=== COLLECTED DATA ===
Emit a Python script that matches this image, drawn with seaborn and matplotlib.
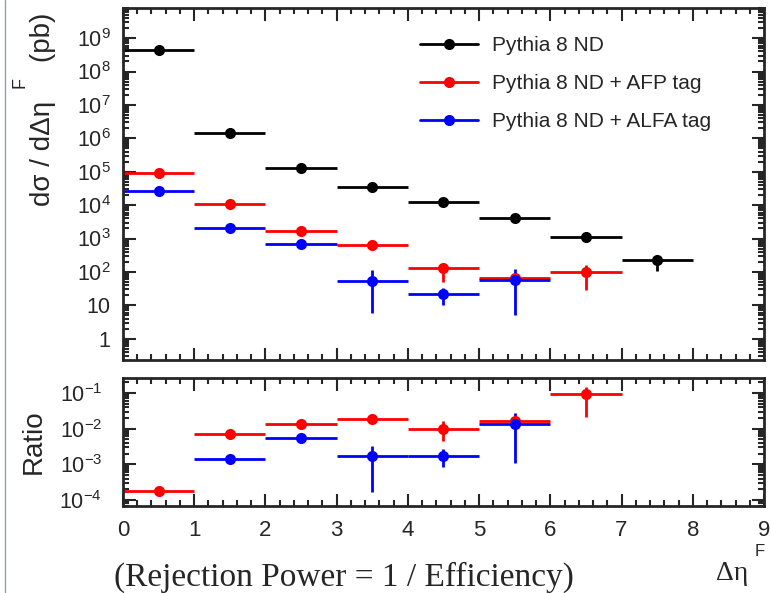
import numpy as np
import pandas as pd
import seaborn as sns
import matplotlib.pyplot as plt
from matplotlib.ticker import FixedLocator, LogLocator, FuncFormatter, MultipleLocator
from matplotlib.lines import Line2D

# data
bin_lo = [0, 1, 2, 3, 4, 5, 6, 7]
bin_w = 1.0

nd_val = [4.5e8, 1.4e6, 1.3e5, 3.5e4, 1.2e4, 4.0e3, 1.1e3, 220]
nd_lo = [0, 0, 0, 0, 0, 0, 50, 110]
nd_hi = [0, 0, 0, 0, 0, 0, 50, 40]

afp_val = [9.0e4, 1.1e4, 1.65e3, 630, 130, 65, 98]
afp_lo = [0, 0, 0, 0, 81, 20, 70]
afp_hi = [0, 0, 0, 0, 50, 30, 62]

alfa_val = [2.6e4, 2.0e3, 680, 53, 22, 56]
alfa_lo = [0, 0, 0, 47, 12, 51]
alfa_hi = [0, 0, 0, 59, 11, 64]

r_afp_bins = [0, 1, 2, 3, 4, 5, 6]
r_afp_val = [1.8e-4, 7.1e-3, 1.3e-2, 1.8e-2, 1.0e-2, 1.6e-2, 9.3e-2]
r_afp_lo = [0, 1.5e-3, 2e-3, 2e-3, 5.4e-3, 5e-3, 7.2e-2]
r_afp_hi = [0, 1.5e-3, 2e-3, 2e-3, 6e-3, 6e-3, 5.7e-2]

r_alfa_bins = [1, 2, 3, 4, 5]
r_alfa_val = [1.4e-3, 5.4e-3, 1.7e-3, 1.7e-3, 1.35e-2]
r_alfa_lo = [3e-4, 8e-4, 1.53e-3, 8.7e-4, 1.24e-2]
r_alfa_hi = [4e-4, 1e-3, 1.6e-3, 9e-4, 1.45e-2]

labels = ['Pythia 8 ND', 'Pythia 8 ND + AFP tag', 'Pythia 8 ND + ALFA tag']
colors = ['black', '#ff0000', '#0000ff']

sns.set_style('ticks')
plt.rcParams['font.family'] = ['Liberation Sans', 'DejaVu Sans']
plt.rcParams['mathtext.fontset'] = 'custom'
plt.rcParams['mathtext.rm'] = 'Liberation Sans'
plt.rcParams['mathtext.it'] = 'Liberation Sans:italic'

W, H = 771, 593
fig = plt.figure(figsize=(W / 100, H / 100), dpi=100)
ax = fig.add_axes([123 / W, 1 - 360 / H, (764 - 123) / W, 352 / H])
axr = fig.add_axes([123 / W, 1 - 506 / H, (764 - 123) / W, 128 / H])


def draw(a, bins, val, lo, hi, color):
    x = np.array(bins) + bin_w / 2
    df = pd.DataFrame({'x': x, 'y': val})
    a.errorbar(x, val, xerr=bin_w / 2, yerr=[lo, hi], fmt='none',
               ecolor=color, elinewidth=2.0, capsize=0, zorder=2)
    sns.scatterplot(data=df, x='x', y='y', ax=a, color=color, s=64,
                    edgecolor=color, linewidth=0, zorder=3, legend=False)


draw(ax, bin_lo, nd_val, nd_lo, nd_hi, colors[0])
draw(ax, bin_lo[:7], afp_val, afp_lo, afp_hi, colors[1])
draw(ax, bin_lo[:6], alfa_val, alfa_lo, alfa_hi, colors[2])

draw(axr, r_afp_bins, r_afp_val, r_afp_lo, r_afp_hi, colors[1])
draw(axr, r_alfa_bins, r_alfa_val, r_alfa_lo, r_alfa_hi, colors[2])


def log_fmt(v, pos):
    n = int(round(np.log10(v)))
    if n == 0:
        return '1'
    if n == 1:
        return '10'
    return '$10^{%d}$' % n


for a in (ax, axr):
    a.set_xlim(0, 9)
    a.set_yscale('log')
    a.xaxis.set_major_locator(MultipleLocator(1))
    a.xaxis.set_minor_locator(MultipleLocator(0.2))
    a.yaxis.set_minor_locator(LogLocator(base=10, subs=np.arange(2, 10), numticks=20))
    a.yaxis.set_major_formatter(FuncFormatter(log_fmt))
    a.tick_params(which='both', direction='in', top=True, right=True, width=1.5)
    a.tick_params(which='major', length=9, labelsize=15.5)
    a.tick_params(which='minor', length=4.5)
    a.set_xlabel('')
    a.set_ylabel('')
    for s in a.spines.values():
        s.set_linewidth(2.0)

ax.set_ylim(0.23, 8e9)
ax.yaxis.set_major_locator(FixedLocator([10.0 ** k for k in range(0, 10)]))
ax.tick_params(axis='x', labelbottom=False)
ax.tick_params(axis='y', pad=9)

axr.set_ylim(6.8e-5, 0.26)
axr.yaxis.set_major_locator(FixedLocator([1e-4, 1e-3, 1e-2, 1e-1]))
axr.tick_params(axis='y', pad=15)
axr.tick_params(axis='x', pad=10)
for t in axr.get_xticklabels():
    t.set_family(['Liberation Sans Narrow', 'Liberation Sans'])
    t.set_fontsize(16)

# axis titles, ROOT style
fig.text(43 / W, 1 - 13 / H, 'd\u03c3 / d\u0394\u03b7     (pb)', rotation=90,
         fontsize=20, ha='center', va='top')
fig.text(20 / W, 1 - 83 / H, 'F', rotation=90, fontsize=13, ha='center', va='center')
fig.text(34 / W, 1 - 442 / H, 'Ratio', rotation=90, fontsize=20, ha='center', va='center')

handles = [Line2D([], [], color=c, lw=2.0, marker='o', markersize=7) for c in colors]
ax.legend(handles, labels, loc='upper left', bbox_to_anchor=(420 / W, 1 - 36 / H),
          bbox_transform=fig.transFigure, borderaxespad=0, borderpad=0,
          frameon=False, fontsize=15, handlelength=2.8, labelspacing=0.92,
          handletextpad=0.65)

fig.text(344 / W, 1 - 577 / H, '(Rejection Power = 1 / Efficiency)',
         family=['Liberation Serif', 'DejaVu Serif'], fontsize=24,
         ha='center', va='center')
fig.text(716 / W, 1 - 574 / H, '\u0394\u03b7', family=['Liberation Serif', 'DejaVu Serif'],
         fontsize=20, ha='left', va='center')
fig.text(760 / W, 1 - 551 / H, 'F', fontsize=12, ha='center', va='center')

fig.add_artist(Line2D([5 / W, 5 / W], [0, 1], color='#8fa3ad', lw=1.0))

fig.savefig('out.png', dpi=100)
===
Please take the lines from the beginning of the data above through the line holding "alfa_hi = [0, 0, 0, 59, 11, 64]" and transcribe them exactly, without any pictures.

Emit a Python script that matches this image, drawn with seaborn and matplotlib.
import numpy as np
import pandas as pd
import seaborn as sns
import matplotlib.pyplot as plt
from matplotlib.ticker import FixedLocator, LogLocator, FuncFormatter, MultipleLocator
from matplotlib.lines import Line2D

# data
bin_lo = [0, 1, 2, 3, 4, 5, 6, 7]
bin_w = 1.0

nd_val = [4.5e8, 1.4e6, 1.3e5, 3.5e4, 1.2e4, 4.0e3, 1.1e3, 220]
nd_lo = [0, 0, 0, 0, 0, 0, 50, 110]
nd_hi = [0, 0, 0, 0, 0, 0, 50, 40]

afp_val = [9.0e4, 1.1e4, 1.65e3, 630, 130, 65, 98]
afp_lo = [0, 0, 0, 0, 81, 20, 70]
afp_hi = [0, 0, 0, 0, 50, 30, 62]

alfa_val = [2.6e4, 2.0e3, 680, 53, 22, 56]
alfa_lo = [0, 0, 0, 47, 12, 51]
alfa_hi = [0, 0, 0, 59, 11, 64]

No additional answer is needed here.